I read The Confusions of Young Torless by Robert Musil
Robert Musil was probably one of the best to ever do it, but up until now he was kind of a hard sell for me to push on other people because, well, his most famous book is over 1000 pages long, and about the doomed attempt to plan a festival celebrating Austrian culture on the eve of the first World War.
And I do still recommend The Man Without Qualities! However, that this book is only around 160 pages long, and keeps the psychological density of its characters and the level of philosophical questions raised by the text intact, makes it even easier to tell people to go and read.
It's very moody and amoral, which will be familiar to anyone who has read the sections of The Man Without Qualities that stick close to Ulrich's cool and distant viewpoint. The character is in a sort of similar position; not the most morally compromised bully, but not wholly targeted by them either, sometimes a distant ally, sometimes threatened if he seems to be pulling away from their influence. He becomes a part of a scheme where two other boys come up with increasingly sadistic psychological and physical humiliations to target another boy at their school, an outcast who was caught stealing other students' pocket money.

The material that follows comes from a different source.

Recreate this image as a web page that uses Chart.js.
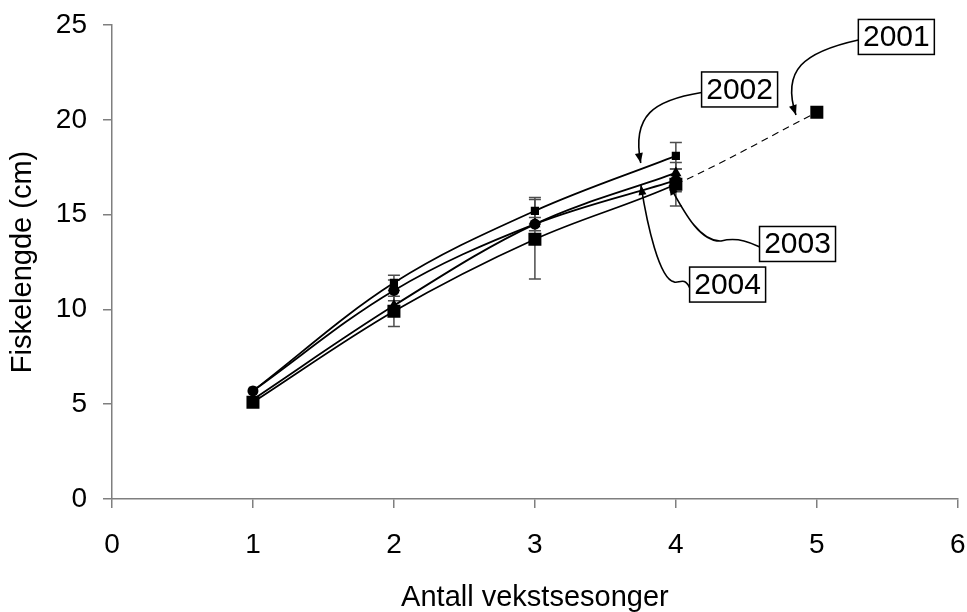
<!DOCTYPE html>
<html>
<head>
<meta charset="utf-8">
<script src="https://cdn.jsdelivr.net/npm/chart.js@4/dist/chart.umd.min.js"></script>
<style>
    html, body { margin: 0; padding: 0; background: #fff; }
    #wrap { width: 967px; height: 612px; }
</style>
</head>
<body>
<div id="wrap"><canvas id="chartGrowth" width="967" height="612"></canvas></div>
<script>
// fish length (cm) after each growing season, one array per year class
const seasons = [1, 2, 3, 4, 5];
const len2001 = [5.1, 9.9, 13.7, 16.6, 20.4];
const err2001 = [0, 0.8, 2.1, 1.15, 0];
const len2002 = [5.7, 11.4, 15.2, 18.1];
const err2002 = [0, 0.4, 0.7, 0.7];
const len2003 = [5.25, 10.2, 14.5, 17.2];
const err2003 = [0, 0, 0, 0];
const len2004 = [5.7, 11.0, 14.5, 16.8];
const err2004 = [0, 0.55, 0.35, 0.6];

const FONT = '"Liberation Sans", Arial, sans-serif';

const points = (vals) => vals.map((v, i) => ({x: seasons[i], y: v}));

const base = {
    borderColor: '#000',
    backgroundColor: '#000',
    borderWidth: 1.8,
    pointBorderColor: '#000',
    pointBackgroundColor: '#000',
    pointBorderWidth: 0,
    tension: 0.35,
    fill: false,
};

// arrow labels, positioned in data units so the tips land on the lines
const yearNotes = [
    {text: '2001', box: [5.564, 24.37], segs: [[[4.909, 23.58], [4.746, 22.63], [4.852, 20.25]]]},
    {text: '2002', box: [4.452, 21.60], segs: [[[3.846, 21.04], [3.684, 20.25], [3.751, 17.72]]]},
    {text: '2003', box: [4.863, 13.45], segs: [
        [[4.55, 13.45], [4.45, 13.85], [4.321, 13.61]],
        [[4.165, 13.55], [4.052, 15.24], [3.953, 16.56]]]},
    {text: '2004', box: [4.367, 11.31], segs: [
        [[4.06, 11.75], [4.02, 11.35], [3.988, 11.45]],
        [[3.882, 11.60], [3.797, 14.45], [3.752, 16.56]]]},
];

const errorBars = {
    id: 'errorBars',
    beforeDatasetsDraw(chart) {
        const {ctx, scales: {x, y}} = chart;
        ctx.save();
        ctx.strokeStyle = '#4d4d4d';
        ctx.lineWidth = 1.5;
        chart.data.datasets.forEach(ds => {
            (ds.errors || []).forEach((e, i) => {
                if (!e) return;
                const px = x.getPixelForValue(ds.data[i].x);
                const top = y.getPixelForValue(ds.data[i].y + e);
                const bot = y.getPixelForValue(ds.data[i].y - e);
                ctx.beginPath();
                ctx.moveTo(px, top); ctx.lineTo(px, bot);
                ctx.moveTo(px - 6, top); ctx.lineTo(px + 6, top);
                ctx.moveTo(px - 6, bot); ctx.lineTo(px + 6, bot);
                ctx.stroke();
            });
        });
        ctx.restore();
    }
};

const yearLabels = {
    id: 'yearLabels',
    afterDraw(chart) {
        const {ctx, scales: {x, y}} = chart;
        const P = (p) => [x.getPixelForValue(p[0]), y.getPixelForValue(p[1])];
        const w = 76, h = 35;
        ctx.save();
        yearNotes.forEach(n => {
            const [cx, cy] = P(n.box);
            // curved leader
            ctx.strokeStyle = '#000';
            ctx.lineWidth = 1.6;
            ctx.beginPath();
            ctx.moveTo(cx - w / 2, cy + 3);
            let prev = null, tip = null;
            n.segs.forEach(s => {
                const a = P(s[0]), b = P(s[1]), c = P(s[2]);
                ctx.bezierCurveTo(a[0], a[1], b[0], b[1], c[0], c[1]);
                prev = b; tip = c;
            });
            ctx.stroke();
            // arrow head
            const ang = Math.atan2(tip[1] - prev[1], tip[0] - prev[0]);
            ctx.fillStyle = '#000';
            ctx.beginPath();
            ctx.moveTo(tip[0], tip[1]);
            ctx.lineTo(tip[0] - 10 * Math.cos(ang) + 4 * Math.sin(ang), tip[1] - 10 * Math.sin(ang) - 4 * Math.cos(ang));
            ctx.lineTo(tip[0] - 10 * Math.cos(ang) - 4 * Math.sin(ang), tip[1] - 10 * Math.sin(ang) + 4 * Math.cos(ang));
            ctx.closePath();
            ctx.fill();
            // box + text
            ctx.fillStyle = '#fff';
            ctx.fillRect(cx - w / 2, cy - h / 2, w, h);
            ctx.strokeStyle = '#000';
            ctx.lineWidth = 1.5;
            ctx.strokeRect(cx - w / 2, cy - h / 2, w, h);
            ctx.fillStyle = '#000';
            ctx.font = '30px ' + FONT;
            ctx.textAlign = 'center';
            ctx.textBaseline = 'middle';
            ctx.fillText(n.text, cx, cy + 1);
        });
        ctx.restore();
    }
};

const data = {
    datasets: [
        {
            ...base,
            label: '2002',
            data: points(len2002),
            errors: err2002,
            pointStyle: 'rect',
            pointRadius: 5.8,
        },
        {
            ...base,
            label: '2003',
            data: points(len2003),
            errors: err2003,
            pointStyle: 'triangle',
            pointRadius: 6.5,
        },
        {
            ...base,
            label: '2004',
            data: points(len2004),
            errors: err2004,
            pointStyle: 'circle',
            pointRadius: 5.5,
        },
        {
            ...base,
            label: '2001',
            data: points(len2001),
            errors: err2001,
            pointStyle: 'rect',
            pointRadius: 9.2,
            segment: {
                // last season only from one year class: dashed, thin
                borderDash: c => c.p0DataIndex === 3 ? [7, 5] : undefined,
                borderWidth: c => c.p0DataIndex === 3 ? 1.1 : undefined,
            },
        },
    ]
};

const axisColor = '#7f7f7f';

const config = {
    type: 'line',
    data,
    options: {
        responsive: false,
        animation: false,
        layout: {padding: {top: 25, right: 8, left: 0, bottom: 0}},
        scales: {
            x: {
                type: 'linear',
                min: 0,
                max: 6,
                afterFit: (scale) => {
                    scale.height = 113;
                    scale.paddingLeft = 0;
                    scale.paddingRight = 0;
                },
                ticks: {stepSize: 1, padding: 20, color: '#000', font: {family: FONT, size: 28}},
                grid: {drawOnChartArea: false, drawTicks: true, tickLength: 9, color: axisColor, lineWidth: 1.5},
                border: {color: axisColor, width: 1.5},
                title: {display: true, text: 'Antall vekstsesonger', color: '#000',
                    font: {family: FONT, size: 29, lineHeight: 1}, padding: {top: 0, bottom: 0}},
            },
            y: {
                min: 0,
                max: 25,
                afterFit: (scale) => {
                    scale.width = 112;
                    scale.paddingTop = 0;
                    scale.paddingBottom = 0;
                },
                ticks: {stepSize: 5, padding: 16, color: '#000', font: {family: FONT, size: 28}},
                grid: {drawOnChartArea: false, drawTicks: true, tickLength: 9, color: axisColor, lineWidth: 1.5},
                border: {color: axisColor, width: 1.5},
                title: {display: true, text: 'Fiskelengde (cm)', color: '#000',
                    font: {family: FONT, size: 29, lineHeight: 1}, padding: {top: 8, bottom: 0}},
            }
        },
        plugins: {
            legend: {display: false},
            tooltip: {enabled: false},
        },
    },
    plugins: [errorBars, yearLabels],
};

const chartGrowth = new Chart(document.getElementById('chartGrowth'), config);
</script>
</body>
</html>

Instead of just being a direct allegory of how a disinterested spectator can come to go along with pointless brutality, Musil is more interested in exploring how these sorts of situations are in turns interesting, (sexually) exciting, confusing, repellent and back again. The subtlety of changes in emotion and perception between the characters is really masterfully noted, beat-by-beat and really emphasized to me why Musil is described as "a writer with an engineer's soul."